A much older chapel is said to have been built on the island to house the anchoress, Saint Tecla (Treacla) sometime in the 4th-5th century. According to Welsh legend, Tecla was a princess and daughter to a King of Gwynedd named as Requli or Reguli. She is associated with another holy well in Gwynedd at Llandegla ("the Llan of Saint Tecla"), but it is said that she abandoned her father's kingdom in order to isolated herself and seek out a religious life on the island until she was murdered in her cell by pirates.

Saint Tecla's cell was reoccupied in the 6th-7th century by the Breton Saint Twrog, who kept a beacon burning on the island to warn sea vessels of the dangerous rocks surrounding the island.

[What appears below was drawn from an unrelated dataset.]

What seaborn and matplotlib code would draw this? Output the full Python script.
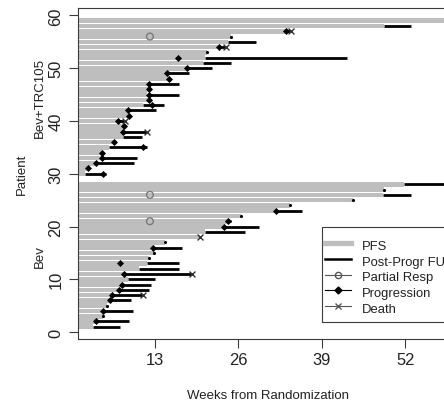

The island became well-known for the healing properties of a holy well, which saw the ancient chapel rebuilt sometime after.

The remain found on the island today date back to the 13th century and a chapel on the island is recorded in 1290. It was a popular destination for pilgrims in the fourteenth century and offerings at the chapel were valued at £10 in 1400. A papal bull of 1405 described how "a multitude both of English and Welsh" were resorting to the chapel , with historical records of the Aust Ferry showing huge numbers using it to access the island's chapel.

By 1535 however, the island's fortunes had declined measurably, possibly as a result of difficulty accessing it through rising sea levels. The chapel was described as worthless "because it stands in the sea", although it would still be valued at 26s. 8d. by the diocesan survey in 1536.

The chapel was in ruins by the 18th century. The remain found on the island today include a few walls and an archway dating back to the 13th century, although the holy well is still extant inside the ruined chapel.

While Saint Twrog is said to have warned sea vessels of the dangerous rocks around the island by keeping a beacon burning, the island became home to a modern lighthouse in 1907 when a small navigational light was constructed among the chapel ruins. Today the light is an eight meters tall, solar-powered light on a metal lattice-framed structure.

==Origin of Beachley==
Historical records simply use the latin name "Capella in Sabrina" (The chapel in the Severn) for the chapel, with the name "St. Treacle's Chapel" being an English corruption found in local guide books. William Worcester called it "Capella Sancti Teriachi Anchorita" and the island "Rok Seynt Tryacle" while John Leland recorded the island as "Saint Tereudacus's Isle". The island has been suggested as the original "Beach ley" from which the town takes its name, either as a corruption of "Betteslé" from the Welsh "Bettws" (a chapel) and "Lir" (sea-water) or as a partial calque of another name, "Traeth-Lle", (meaning a place on the beach).